# Iran Says It Shot Down U.S. MQ‑9 Reaper Near Bushehr, Raising Drone War and Escalation Risk

*Wednesday, July 8, 2026 at 8:05 PM UTC — Hamer Intelligence Services Desk*

**Published**: 2026-07-08T20:05:27.816Z (2h ago)
**Category**: geopolitics | **Region**: Middle East
**Importance**: 9/10
**Sources**: OSINT
**Permalink**: https://hamerintel.com/data/articles/10426.md
**Source**: https://hamerintel.com/summaries

---

**Deck**: Iran’s Revolutionary Guard says it has downed a U.S. MQ‑9 Reaper drone near Khormoj in Bushehr Province, a rare hit on one of Washington’s most prized unmanned aircraft. The claim, emerging as U.S. strikes hit targets near Bandar Abbas, sharpens the risk of a fuller drone and air defense contest over the Gulf that directly affects coastal civilians, oil flows and military planners.

Iran’s Islamic Revolutionary Guard Corps (IRGC) says it has shot down a U.S. MQ‑9 Reaper over southern Iran, claiming a major intelligence and prestige win at a moment when the U.S.–Iran confrontation is flaring back into open conflict.

According to IRGC statements circulating on 8 July, Iranian air defense forces engaged and destroyed the Reaper near Khormoj, in Bushehr Province on Iran’s southern coast. Open‑source military trackers suggested the Iranians likely used a domestically produced short‑range surface‑to‑air missile, possibly from the Ghaem‑118 or Arash‑e Kamangir family. Washington had not immediately confirmed the loss or released its own account of the incident by 20:00 UTC, making Tehran’s version of events a one‑sided claim for now.

The MQ‑9 is one of the U.S. military’s most capable and expensive reconnaissance and strike drones, used extensively for surveillance, targeting and occasionally kinetic operations. Losing one to Iranian fire – if confirmed – would be a significant operational setback and a symbolic coup for Tehran’s military, which has long sought to demonstrate that American unmanned platforms are vulnerable to its air defenses.

The reported shoot‑down occurred against a backdrop of surging U.S. air activity over the broader Persian Gulf region.
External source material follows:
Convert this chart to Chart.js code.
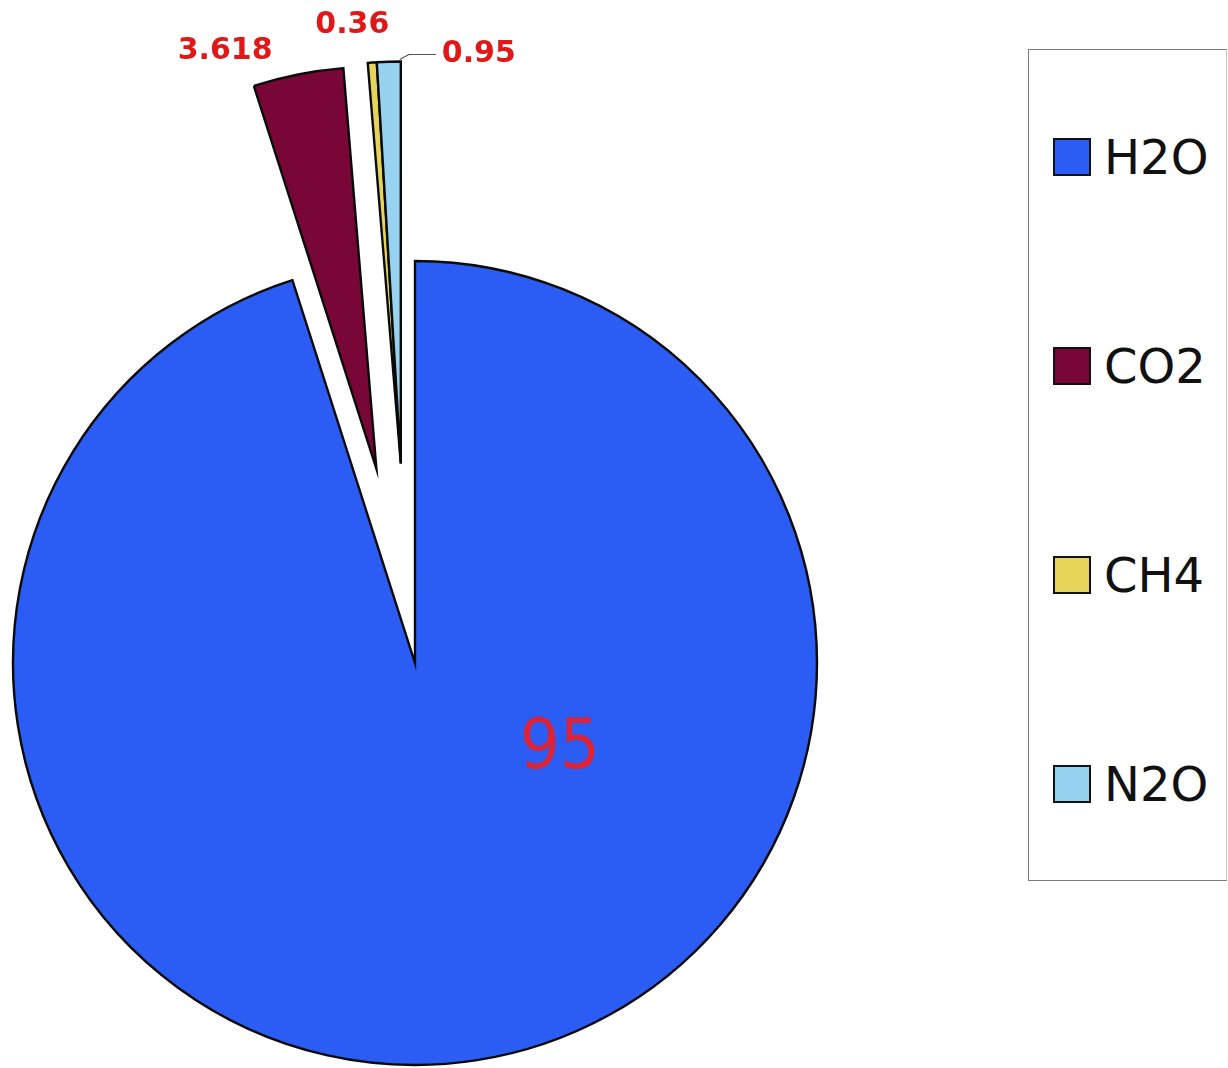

In the hours before and after the incident, observers tracked a concentration of American P‑8 maritime patrol aircraft, E‑3G airborne command and control planes, E‑11A communications relays and KC‑135 refueling tankers in Gulf airspace. That combination of platforms typically signals coordinated strike and surveillance operations, underscoring how crowded and contested the skies above and around Iran have become.

For residents along Iran’s southern coast, from Bushehr to Bandar Abbas, the contest between American drones and Iranian missiles turns their airspace into an invisible front line. Most people will never see the MQ‑9s or the SAM batteries, but they will hear the explosions when engagements occur, and they bear the risk of debris or mis‑aimed fire landing in civilian areas. For U.S. crews operating manned aircraft nearby, each Iranian claim of a successful intercept is a reminder that air defense operators on the ground are learning, adjusting and gaining confidence.

Strategically, a confirmed Reaper shoot‑down would mark another step in Iran’s long campaign to normalize the idea that it can challenge U.S. surveillance near its borders. Tehran has previously seized or downed U.S. drones in the Gulf, but each fresh incident in the current climate carries greater potential to trigger retaliation or an escalatory spiral. The MQ‑9 is not just a sensor platform; it is a symbol of American reach, and striking it can be read in Washington as an attack on that reach itself.

The timing is especially sensitive. On the same day, reports of U.S. airstrikes in the port city of Bandar Abbas and President Donald Trump’s declaration that the ceasefire with Iran is over signaled that both sides are moving away from managed confrontation toward something more kinetic and less predictable. In that environment, an incident that might once have been treated as a contained skirmish over airspace can more easily become a pretext for broader action.

Drone warfare has lowered the threshold for contact between adversaries, but it has not removed the risk of miscalculation. When one side’s unmanned asset goes down, the question in the opposing capital is not just how it happened, but whether the next engagement involves crewed aircraft or critical infrastructure. A downed drone can be replaced; a misjudged response to it can reshape a theater.

Key indicators to watch will be whether the U.S. publicly acknowledges the loss and changes its drone operating patterns near Iranian territory, whether Iran releases imagery or wreckage to bolster its claim, and whether either side links this incident explicitly to any future strikes or retaliatory measures. How Washington and Tehran narrate this single downed airframe will tell much about where they intend – or fear – the confrontation is heading.